The optional name of the index by which the event data is to be stored. If set, it must be within the list of allowed indexes of the token (if it has the indexes parameter set). https://docs.splunk.com/Documentation/Splunk/latest/Data/FormateventsforHTTPEventCollector#Event_metadata

string

The name of the key used to convey the severity / log level in the metadata fields. Only applicable to 'flat' serialization. With 'nested' serialization, there is already a 'severity' field.

string

severity

The format of the payload. - With raw serialization, the log message is sent 'as is' in the HTTP body. Metadata can only be common to a whole batch and are sent via HTTP parameters. - With nested serialization, the log message is sent into a 'message' field of a JSON structure which also contains dynamic metadata. - With flat serialization, the log message is sent into the root 'event' field.
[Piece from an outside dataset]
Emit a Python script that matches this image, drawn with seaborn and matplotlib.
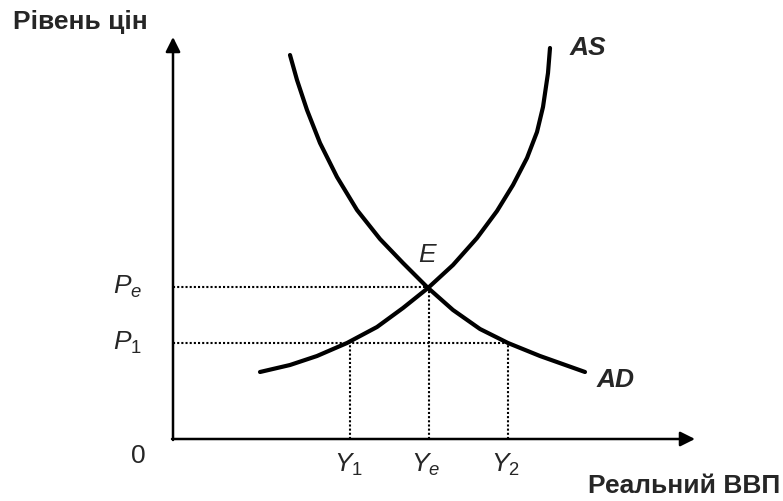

Dynamic metadata is sent via the 'fields' root object.

raw, nested, flat

nested

Indicates whether to log asynchronously

boolean

false

The queue length to use before flushing writing

int

512

Determine whether to block the publisher (rather than drop the message) when the queue is full

block, discard

block

Optional static key/value pairs to populate the "fields" key of event metadata. This isn’t applicable to raw serialization. https://docs.splunk.com/Documentation/Splunk/latest/Data/FormateventsforHTTPEventCollector#Event_metadata

Map<String,String>

About the Duration format

The format for durations uses the standard java.time.Duration format. You can learn more about it in the Duration#parse() javadoc.

You can also provide duration values starting with a number. In this case, if the value consists only of a number, the converter treats the value as seconds. Otherwise, PT is implicitly prepended to the value to obtain a standard java.time.Duration format.